There is one child here, India, who was a little bit too young for me to connect with the last time that I was here, but this time she and I became good friends. She spent much time showing me the proper way to brush her pet stuffed dog, Pugsley, and then the other one, Spot. I read to her and her brother a bedtime story and they both went right to sleep, a feat that was marveled at by all witnesses. Such is the certainty of my parental prowess.

India is only a few months older than my son, so perhaps they will have a chance to become friends this time next year. I hope so. Watching kids play together creates within the viewer something like youth. There is a sparkle of life contained therein that is magnified even further by participation. Play is hopeful by nature, a commodity increased through regular practice.

At previous points in my life I might have thought that only an idiot could derive pleasure from such things, but I was wrong. Kids are more than just fun, significant lessons can be learned by interacting with them. Most of them know how to live life better than I do, and a few of them even seem better at making decisions. The seven year old boy, Luca, beat me at checkers last night. It is refreshing to interact with a nearly unfiltered mind. It's almost like a drug, if a drug could be so innocent.
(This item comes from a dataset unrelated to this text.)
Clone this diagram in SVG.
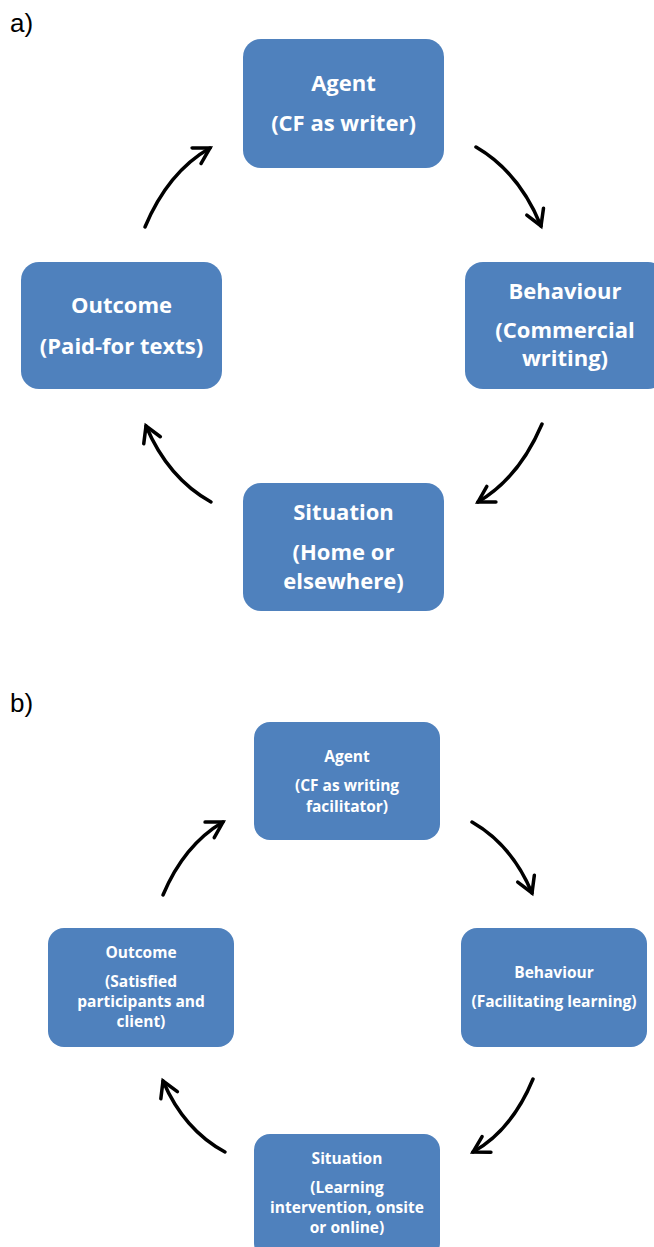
<svg xmlns="http://www.w3.org/2000/svg" width="654" height="1247" viewBox="0 0 654 1247">
<style>
.box{fill:#4F81BD;}
.t{fill:#fff;font-family:"Open Sans","Liberation Sans",sans-serif;font-weight:bold;text-anchor:middle;}
.ta{font-size:22px;}
.tb{font-size:15.5px;}
.lbl{font-family:"Liberation Sans",Arial,sans-serif;font-size:26px;fill:#000;}
.arr{fill:none;stroke:#000;stroke-width:3.5;stroke-linecap:round;marker-end:url(#ah);}
</style>
<defs>
<marker id="ah" markerUnits="userSpaceOnUse" markerWidth="40" markerHeight="40" viewBox="-20 -20 40 40" refX="0" refY="0" orient="auto" overflow="visible">
<path d="M-15.5,-9 L0,0 L-15.5,9" fill="none" stroke="#000" stroke-width="3.5" stroke-linecap="round" stroke-linejoin="miter"/>
</marker>
</defs>
<rect width="654" height="1247" fill="#fff"/>
<text class="lbl" x="10" y="32">a)</text>
<text class="lbl" x="10" y="712">b)</text>

<g id="a-agent"><rect class="box" x="243" y="39" width="201" height="129" rx="18"/>
<text class="t ta" x="343.5" y="91">Agent</text><text class="t ta" x="343.5" y="131">(CF as writer)</text></g>
<g id="a-behaviour"><rect class="box" x="465" y="262" width="201" height="127" rx="18"/>
<text class="t ta" x="565" y="299">Behaviour</text><text class="t ta" x="565" y="338">(Commercial</text><text class="t ta" x="565" y="366">writing)</text></g>
<g id="a-situation"><rect class="box" x="243" y="483" width="201" height="128" rx="18"/>
<text class="t ta" x="343.5" y="520">Situation</text><text class="t ta" x="343.5" y="560">(Home or</text><text class="t ta" x="343.5" y="589">elsewhere)</text></g>
<g id="a-outcome"><rect class="box" x="21" y="262" width="201" height="127" rx="18"/>
<text class="t ta" x="121.5" y="313">Outcome</text><text class="t ta" x="121.5" y="354">(Paid-for texts)</text></g>

<g id="b-agent"><rect class="box" x="254" y="722" width="186" height="118" rx="16"/>
<text class="t tb" x="347" y="762">Agent</text><text class="t tb" x="347" y="791">(CF as writing</text><text class="t tb" x="347" y="812">facilitator)</text></g>
<g id="b-behaviour"><rect class="box" x="461" y="928" width="186" height="119" rx="16"/>
<text class="t tb" x="554" y="978">Behaviour</text><text class="t tb" x="554" y="1007">(Facilitating learning)</text></g>
<g id="b-situation"><rect class="box" x="254" y="1134" width="186" height="125" rx="16"/>
<text class="t tb" x="347" y="1164">Situation</text><text class="t tb" x="347" y="1193">(Learning</text><text class="t tb" x="347" y="1213">intervention, onsite</text><text class="t tb" x="347" y="1233">or online)</text></g>
<g id="b-outcome"><rect class="box" x="48" y="928" width="186" height="119" rx="16"/>
<text class="t tb" x="141" y="958">Outcome</text><text class="t tb" x="141" y="987">(Satisfied</text><text class="t tb" x="141" y="1007">participants and</text><text class="t tb" x="141" y="1027">client)</text></g>

<g id="connectors">
<path class="arr" d="M145,227 Q168,172 210,148"/>
<path class="arr" d="M476,147 Q519,172 541,226"/>
<path class="arr" d="M542,424 Q519,478 478,502"/>
<path class="arr" d="M211,502 Q168,478 146,426"/>
<path class="arr" d="M163,895 Q184,845 223,822"/>
<path class="arr" d="M472,822 Q512,845 532,893"/>
<path class="arr" d="M533,1079 Q512,1130 473,1152"/>
<path class="arr" d="M225,1152 Q184,1130 163,1081"/>
</g>
</svg>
Some will not like me saying that, I know. Though the reason I started doing drugs was to gain different experience, to see the world from a different perspective, to feel differently. It was all quite innocent. I think of those days fondly and often.

Sometimes it's important for me to remember that, like the quote above concerning the dizzying illusory spell of first love, the disorienting young stirrings of what might one day become your absolute undoing.